> SET PROBLEM
Write every entry out again exactly, please, and skip the pictures.
* begin *
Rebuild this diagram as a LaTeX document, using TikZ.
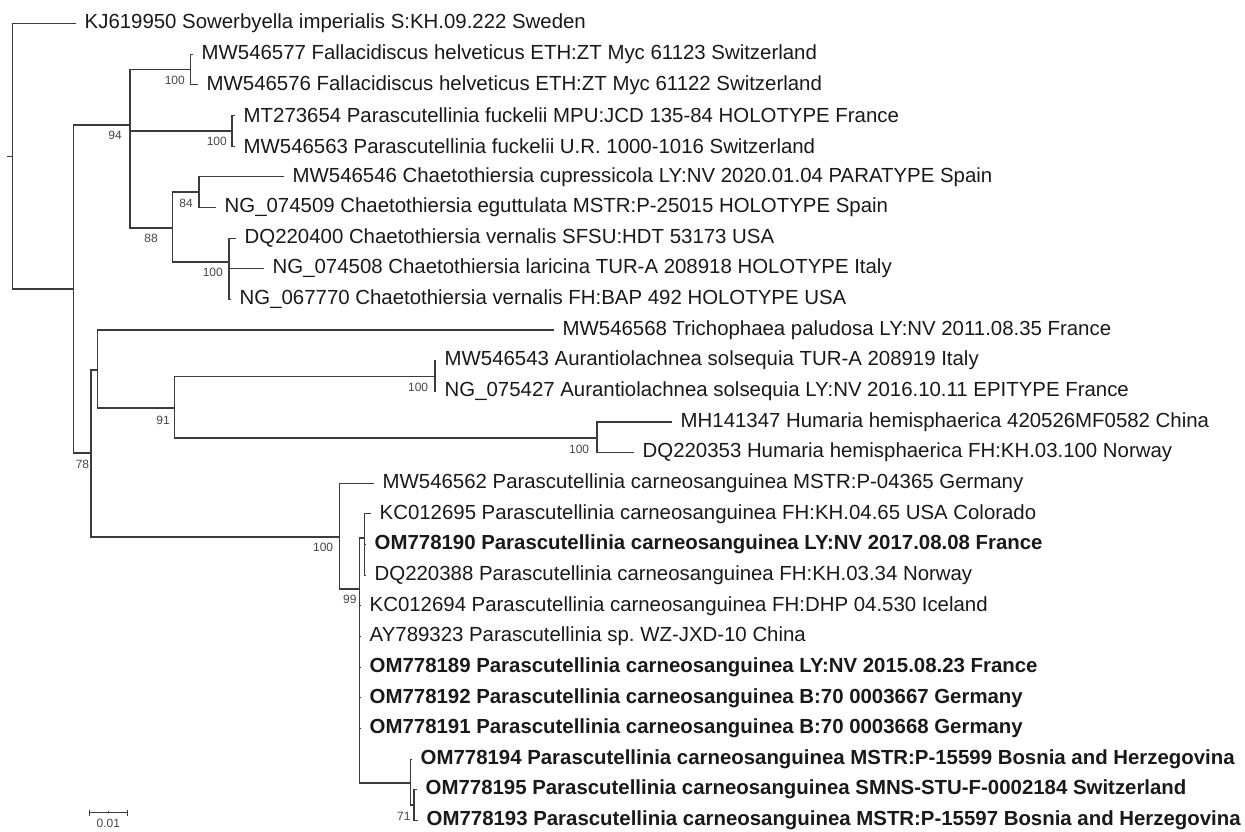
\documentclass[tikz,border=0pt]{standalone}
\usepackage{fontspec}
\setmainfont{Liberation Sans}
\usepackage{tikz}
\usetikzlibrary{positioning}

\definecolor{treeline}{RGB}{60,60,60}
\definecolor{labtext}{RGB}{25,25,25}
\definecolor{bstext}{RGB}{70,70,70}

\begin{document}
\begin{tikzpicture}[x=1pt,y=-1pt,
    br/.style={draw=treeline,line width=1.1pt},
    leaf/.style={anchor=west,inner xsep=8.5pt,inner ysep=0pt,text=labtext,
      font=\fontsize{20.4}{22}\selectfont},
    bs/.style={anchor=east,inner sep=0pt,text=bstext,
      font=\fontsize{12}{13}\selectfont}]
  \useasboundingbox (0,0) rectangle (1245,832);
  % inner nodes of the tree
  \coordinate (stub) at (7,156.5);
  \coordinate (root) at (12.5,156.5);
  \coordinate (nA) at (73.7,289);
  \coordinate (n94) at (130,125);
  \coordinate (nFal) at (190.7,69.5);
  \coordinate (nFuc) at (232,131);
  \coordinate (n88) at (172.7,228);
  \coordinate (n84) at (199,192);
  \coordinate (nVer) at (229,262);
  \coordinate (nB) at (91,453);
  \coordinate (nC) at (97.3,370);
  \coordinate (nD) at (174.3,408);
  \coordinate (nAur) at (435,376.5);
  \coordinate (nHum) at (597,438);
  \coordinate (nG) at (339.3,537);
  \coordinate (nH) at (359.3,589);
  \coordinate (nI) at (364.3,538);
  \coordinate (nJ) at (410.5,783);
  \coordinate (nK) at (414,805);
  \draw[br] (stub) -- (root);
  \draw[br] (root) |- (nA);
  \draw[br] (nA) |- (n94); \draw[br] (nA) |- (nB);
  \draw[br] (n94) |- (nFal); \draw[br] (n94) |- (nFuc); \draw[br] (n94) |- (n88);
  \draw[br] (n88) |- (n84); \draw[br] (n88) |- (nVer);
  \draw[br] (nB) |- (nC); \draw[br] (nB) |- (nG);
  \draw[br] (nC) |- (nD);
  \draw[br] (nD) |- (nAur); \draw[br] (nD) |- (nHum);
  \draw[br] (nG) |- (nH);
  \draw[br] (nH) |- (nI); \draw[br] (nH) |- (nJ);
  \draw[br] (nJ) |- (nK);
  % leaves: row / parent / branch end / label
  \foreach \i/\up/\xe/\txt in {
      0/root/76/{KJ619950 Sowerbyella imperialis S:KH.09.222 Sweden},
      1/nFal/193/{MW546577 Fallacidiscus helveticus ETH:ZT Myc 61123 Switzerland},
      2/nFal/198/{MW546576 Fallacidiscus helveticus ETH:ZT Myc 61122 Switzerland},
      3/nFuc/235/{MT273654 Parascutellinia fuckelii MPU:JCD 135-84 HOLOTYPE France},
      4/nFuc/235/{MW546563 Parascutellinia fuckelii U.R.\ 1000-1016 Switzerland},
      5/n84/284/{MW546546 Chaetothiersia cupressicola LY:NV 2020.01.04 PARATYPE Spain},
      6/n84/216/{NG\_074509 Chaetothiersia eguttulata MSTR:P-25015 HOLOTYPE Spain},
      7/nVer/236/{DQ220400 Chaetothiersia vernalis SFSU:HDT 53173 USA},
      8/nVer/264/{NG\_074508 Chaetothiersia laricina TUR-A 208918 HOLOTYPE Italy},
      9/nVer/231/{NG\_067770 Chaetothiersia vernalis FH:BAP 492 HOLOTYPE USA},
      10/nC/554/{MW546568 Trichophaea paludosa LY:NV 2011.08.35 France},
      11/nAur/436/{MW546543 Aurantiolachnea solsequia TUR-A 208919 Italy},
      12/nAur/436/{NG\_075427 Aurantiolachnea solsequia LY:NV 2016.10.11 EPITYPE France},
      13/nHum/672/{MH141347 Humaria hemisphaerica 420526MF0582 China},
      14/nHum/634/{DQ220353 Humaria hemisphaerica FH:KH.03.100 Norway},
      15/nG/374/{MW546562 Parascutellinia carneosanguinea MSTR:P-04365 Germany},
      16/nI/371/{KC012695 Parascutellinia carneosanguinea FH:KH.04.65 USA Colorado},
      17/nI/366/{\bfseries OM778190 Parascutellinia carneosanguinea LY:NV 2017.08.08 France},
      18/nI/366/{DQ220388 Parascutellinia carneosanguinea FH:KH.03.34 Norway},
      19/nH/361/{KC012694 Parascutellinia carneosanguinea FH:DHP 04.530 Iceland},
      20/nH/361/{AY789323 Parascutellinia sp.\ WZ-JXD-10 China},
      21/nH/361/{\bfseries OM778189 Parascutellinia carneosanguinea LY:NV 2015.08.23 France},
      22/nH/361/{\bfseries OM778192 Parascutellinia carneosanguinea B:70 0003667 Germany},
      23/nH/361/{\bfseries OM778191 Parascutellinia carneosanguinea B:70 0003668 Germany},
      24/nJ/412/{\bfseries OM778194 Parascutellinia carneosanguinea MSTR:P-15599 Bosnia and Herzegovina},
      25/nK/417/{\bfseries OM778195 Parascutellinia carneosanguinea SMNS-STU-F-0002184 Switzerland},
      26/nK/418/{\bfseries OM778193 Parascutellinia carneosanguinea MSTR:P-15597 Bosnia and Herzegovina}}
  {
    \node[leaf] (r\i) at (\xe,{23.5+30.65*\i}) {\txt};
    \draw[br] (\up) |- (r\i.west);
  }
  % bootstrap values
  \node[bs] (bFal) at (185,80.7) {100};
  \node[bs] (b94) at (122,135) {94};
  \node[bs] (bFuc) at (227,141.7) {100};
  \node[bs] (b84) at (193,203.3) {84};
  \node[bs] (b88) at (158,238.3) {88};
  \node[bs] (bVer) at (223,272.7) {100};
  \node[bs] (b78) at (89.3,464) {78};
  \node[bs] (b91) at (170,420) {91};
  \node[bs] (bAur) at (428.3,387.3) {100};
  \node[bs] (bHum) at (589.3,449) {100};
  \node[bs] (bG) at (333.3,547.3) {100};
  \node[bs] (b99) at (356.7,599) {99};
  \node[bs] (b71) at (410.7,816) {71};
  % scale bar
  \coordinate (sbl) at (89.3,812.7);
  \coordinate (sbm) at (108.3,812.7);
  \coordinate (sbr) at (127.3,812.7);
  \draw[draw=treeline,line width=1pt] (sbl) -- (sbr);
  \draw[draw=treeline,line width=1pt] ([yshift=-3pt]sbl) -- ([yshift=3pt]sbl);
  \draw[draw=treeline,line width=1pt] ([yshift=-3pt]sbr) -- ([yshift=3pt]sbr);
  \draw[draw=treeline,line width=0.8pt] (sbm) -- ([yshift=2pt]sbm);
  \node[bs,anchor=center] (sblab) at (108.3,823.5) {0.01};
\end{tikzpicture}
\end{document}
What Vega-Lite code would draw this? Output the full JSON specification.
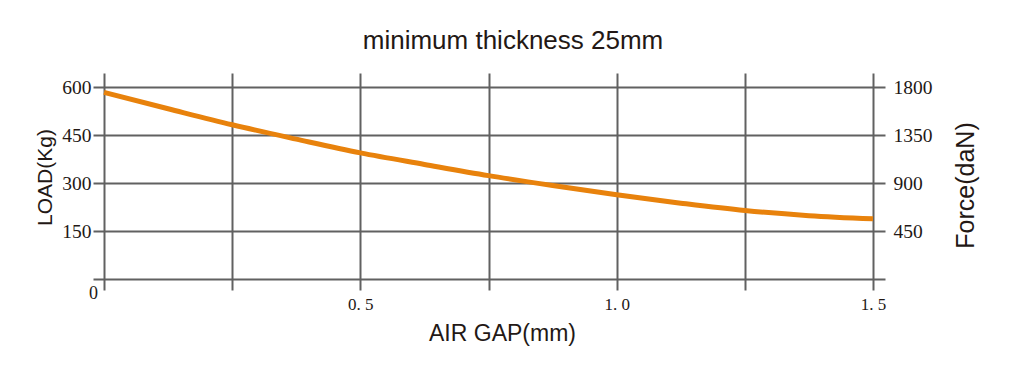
* end *
> SOLUTION FOR THIS PROBLEM
Rebuild this diagram as a LaTeX document, using TikZ.
\documentclass[tikz,border=0pt]{standalone}
\usepackage{fontspec}
\setmainfont{Liberation Sans}
\usepackage{tikz}
\usetikzlibrary{positioning}

\definecolor{treeline}{RGB}{60,60,60}
\definecolor{labtext}{RGB}{25,25,25}
\definecolor{bstext}{RGB}{70,70,70}

\begin{document}
\begin{tikzpicture}[x=1pt,y=-1pt,
    br/.style={draw=treeline,line width=1.1pt},
    leaf/.style={anchor=west,inner xsep=8.5pt,inner ysep=0pt,text=labtext,
      font=\fontsize{20.4}{22}\selectfont},
    bs/.style={anchor=east,inner sep=0pt,text=bstext,
      font=\fontsize{12}{13}\selectfont}]
  \useasboundingbox (0,0) rectangle (1245,832);
  % inner nodes of the tree
  \coordinate (stub) at (7,156.5);
  \coordinate (root) at (12.5,156.5);
  \coordinate (nA) at (73.7,289);
  \coordinate (n94) at (130,125);
  \coordinate (nFal) at (190.7,69.5);
  \coordinate (nFuc) at (232,131);
  \coordinate (n88) at (172.7,228);
  \coordinate (n84) at (199,192);
  \coordinate (nVer) at (229,262);
  \coordinate (nB) at (91,453);
  \coordinate (nC) at (97.3,370);
  \coordinate (nD) at (174.3,408);
  \coordinate (nAur) at (435,376.5);
  \coordinate (nHum) at (597,438);
  \coordinate (nG) at (339.3,537);
  \coordinate (nH) at (359.3,589);
  \coordinate (nI) at (364.3,538);
  \coordinate (nJ) at (410.5,783);
  \coordinate (nK) at (414,805);
  \draw[br] (stub) -- (root);
  \draw[br] (root) |- (nA);
  \draw[br] (nA) |- (n94); \draw[br] (nA) |- (nB);
  \draw[br] (n94) |- (nFal); \draw[br] (n94) |- (nFuc); \draw[br] (n94) |- (n88);
  \draw[br] (n88) |- (n84); \draw[br] (n88) |- (nVer);
  \draw[br] (nB) |- (nC); \draw[br] (nB) |- (nG);
  \draw[br] (nC) |- (nD);
  \draw[br] (nD) |- (nAur); \draw[br] (nD) |- (nHum);
  \draw[br] (nG) |- (nH);
  \draw[br] (nH) |- (nI); \draw[br] (nH) |- (nJ);
  \draw[br] (nJ) |- (nK);
  % leaves: row / parent / branch end / label
  \foreach \i/\up/\xe/\txt in {
      0/root/76/{KJ619950 Sowerbyella imperialis S:KH.09.222 Sweden},
      1/nFal/193/{MW546577 Fallacidiscus helveticus ETH:ZT Myc 61123 Switzerland},
      2/nFal/198/{MW546576 Fallacidiscus helveticus ETH:ZT Myc 61122 Switzerland},
      3/nFuc/235/{MT273654 Parascutellinia fuckelii MPU:JCD 135-84 HOLOTYPE France},
      4/nFuc/235/{MW546563 Parascutellinia fuckelii U.R.\ 1000-1016 Switzerland},
      5/n84/284/{MW546546 Chaetothiersia cupressicola LY:NV 2020.01.04 PARATYPE Spain},
      6/n84/216/{NG\_074509 Chaetothiersia eguttulata MSTR:P-25015 HOLOTYPE Spain},
      7/nVer/236/{DQ220400 Chaetothiersia vernalis SFSU:HDT 53173 USA},
      8/nVer/264/{NG\_074508 Chaetothiersia laricina TUR-A 208918 HOLOTYPE Italy},
      9/nVer/231/{NG\_067770 Chaetothiersia vernalis FH:BAP 492 HOLOTYPE USA},
      10/nC/554/{MW546568 Trichophaea paludosa LY:NV 2011.08.35 France},
      11/nAur/436/{MW546543 Aurantiolachnea solsequia TUR-A 208919 Italy},
      12/nAur/436/{NG\_075427 Aurantiolachnea solsequia LY:NV 2016.10.11 EPITYPE France},
      13/nHum/672/{MH141347 Humaria hemisphaerica 420526MF0582 China},
      14/nHum/634/{DQ220353 Humaria hemisphaerica FH:KH.03.100 Norway},
      15/nG/374/{MW546562 Parascutellinia carneosanguinea MSTR:P-04365 Germany},
      16/nI/371/{KC012695 Parascutellinia carneosanguinea FH:KH.04.65 USA Colorado},
      17/nI/366/{\bfseries OM778190 Parascutellinia carneosanguinea LY:NV 2017.08.08 France},
      18/nI/366/{DQ220388 Parascutellinia carneosanguinea FH:KH.03.34 Norway},
      19/nH/361/{KC012694 Parascutellinia carneosanguinea FH:DHP 04.530 Iceland},
      20/nH/361/{AY789323 Parascutellinia sp.\ WZ-JXD-10 China},
      21/nH/361/{\bfseries OM778189 Parascutellinia carneosanguinea LY:NV 2015.08.23 France},
      22/nH/361/{\bfseries OM778192 Parascutellinia carneosanguinea B:70 0003667 Germany},
      23/nH/361/{\bfseries OM778191 Parascutellinia carneosanguinea B:70 0003668 Germany},
      24/nJ/412/{\bfseries OM778194 Parascutellinia carneosanguinea MSTR:P-15599 Bosnia and Herzegovina},
      25/nK/417/{\bfseries OM778195 Parascutellinia carneosanguinea SMNS-STU-F-0002184 Switzerland},
      26/nK/418/{\bfseries OM778193 Parascutellinia carneosanguinea MSTR:P-15597 Bosnia and Herzegovina}}
  {
    \node[leaf] (r\i) at (\xe,{23.5+30.65*\i}) {\txt};
    \draw[br] (\up) |- (r\i.west);
  }
  % bootstrap values
  \node[bs] (bFal) at (185,80.7) {100};
  \node[bs] (b94) at (122,135) {94};
  \node[bs] (bFuc) at (227,141.7) {100};
  \node[bs] (b84) at (193,203.3) {84};
  \node[bs] (b88) at (158,238.3) {88};
  \node[bs] (bVer) at (223,272.7) {100};
  \node[bs] (b78) at (89.3,464) {78};
  \node[bs] (b91) at (170,420) {91};
  \node[bs] (bAur) at (428.3,387.3) {100};
  \node[bs] (bHum) at (589.3,449) {100};
  \node[bs] (bG) at (333.3,547.3) {100};
  \node[bs] (b99) at (356.7,599) {99};
  \node[bs] (b71) at (410.7,816) {71};
  % scale bar
  \coordinate (sbl) at (89.3,812.7);
  \coordinate (sbm) at (108.3,812.7);
  \coordinate (sbr) at (127.3,812.7);
  \draw[draw=treeline,line width=1pt] (sbl) -- (sbr);
  \draw[draw=treeline,line width=1pt] ([yshift=-3pt]sbl) -- ([yshift=3pt]sbl);
  \draw[draw=treeline,line width=1pt] ([yshift=-3pt]sbr) -- ([yshift=3pt]sbr);
  \draw[draw=treeline,line width=0.8pt] (sbm) -- ([yshift=2pt]sbm);
  \node[bs,anchor=center] (sblab) at (108.3,823.5) {0.01};
\end{tikzpicture}
\end{document}
What Vega-Lite code would draw this? Output the full JSON specification.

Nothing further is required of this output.